I disagree here @sherm1. Calling things states when there is no guarantee that they satisfy the constraints, dynamics, etc... is very misleading. We then always have to waste time and introduce ambiguity to verify are these "states" really States and how do we make them proper States? The point of having binary like states would be to guarantee that a trajectory was generated from a given model under a specific generation scheme (forward integration, etc...) Users should never modify States! They should be sacred and remain untouched. Being able to access them in MATLAB or other software is OK but if modified in anyway the checksum will fail.
To handle your scenario we should make it straightforward to go from from reported outputs (easy to edit storage files that we generate already) to States via a generator. The input of the generator making it explicit that you are giving some "guess" of what the states should be. One can still have reports (tab delim files) of q's u's and muscle activations, fiber lengths for processing and editing, but the underlying States trajectory should be the exact archive of a specific simulation and never be editable in my opinion.
There may be roles for both kinds of serialized states. I don't think they are mutually exclusive. At the bottom level we need a way to serialize a single State in such a manner that we can recreate the binary State object from the serialization. That will be useful no matter what. Then we can build various policies on top of that, including an inviolate checksum when that's appropriate.
Serializing a single SimTK::State object doesn't actually require a System (or Model) object at all. Today you can already make a copy of a State without a System present (and that is very useful!).
For 4.0: Include a mechanism to output full state trajectory. Need to assess the degree to which this gets exposed to GUI users (based on other progress on model components and reporting of outputs).
Say I wanted to get the total work done by my actuator over a gait cycle. It'd be really neat if I could do something like
stateTraj = opensim.StateTrajectory("my_serialized_state_trajectory.xml")
integrator = opensim.Integrator()
integrator.getInput("derivative").connect(model.getComponent("my_actuator").getOutput("power"))
work = integrator.integrate(stateTraj, 0.0, 1.5); # initial and final times.
This comment really doesn't belong here, but it'd be nice if Inputs and Outputs were totally encapsulated in Component's. Should a user ever need to access Input or Output objects themselves? The third line above makes more sense at:
integrator.setInput("derivative", model.getComponent("my_actuator").getOutput("power")) // or
integrator.setInput("derivative", model.getComponent("my_actuator").get_power()) // if we create a macro for outputs that creates getters.

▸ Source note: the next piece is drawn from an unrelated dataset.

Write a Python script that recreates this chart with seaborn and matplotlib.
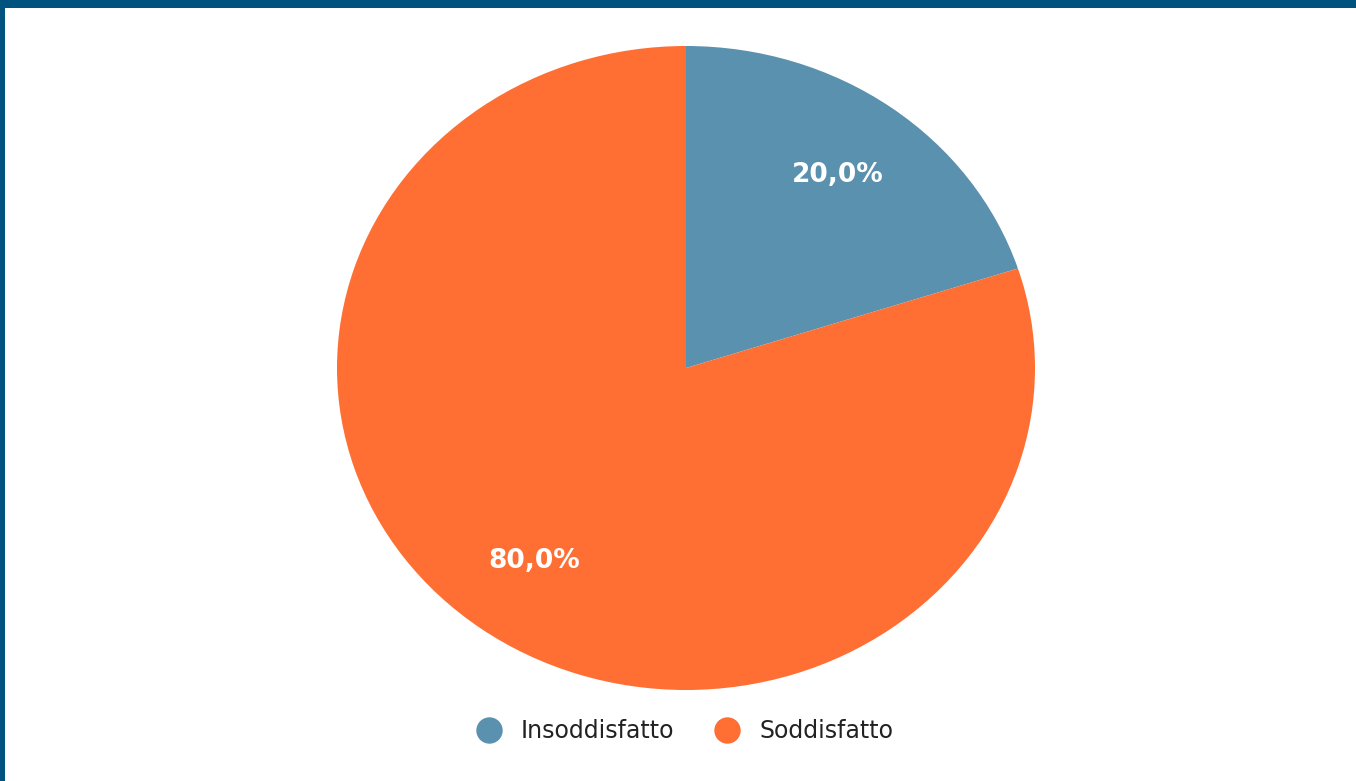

It'd be nice if, for any operation that can be done on a State, that operation could also be done on a StateTrajectory. That way I could get the fiber length throughout a simulation via muscle.getFiberLength(stateTraj)
, and if this normally returns a double
, it'd instead return a SimTK::Array<double>
or something like that.
Alternatively, there could be a component that did this operation for you.
mycomponent = ComputeOverTraj()
mycomponent.setInput("qty", muscle.getOutput("fiber_length"))
SimTK::Array<double> arr = mycomponent.compute(stateTraj)
Perhaps this is just what a Study is supposed to be.
Just found this binary format MessagePack: https://github.com/msgpack/msgpack/blob/master/spec.md#formats-array
Seems to be similar to protobuf.
Includes discrete state variables but not cached variables. A States trajectory must be tied to a model. It shouldn't be easily human readable (e.g. zipped) and not bound by model name but by other unique key. It would also be handy if it maintained the version of OpenSim used to generate the States as well. Party addresses issue raised in #104 for robust post-hoc analysis of a simulation result.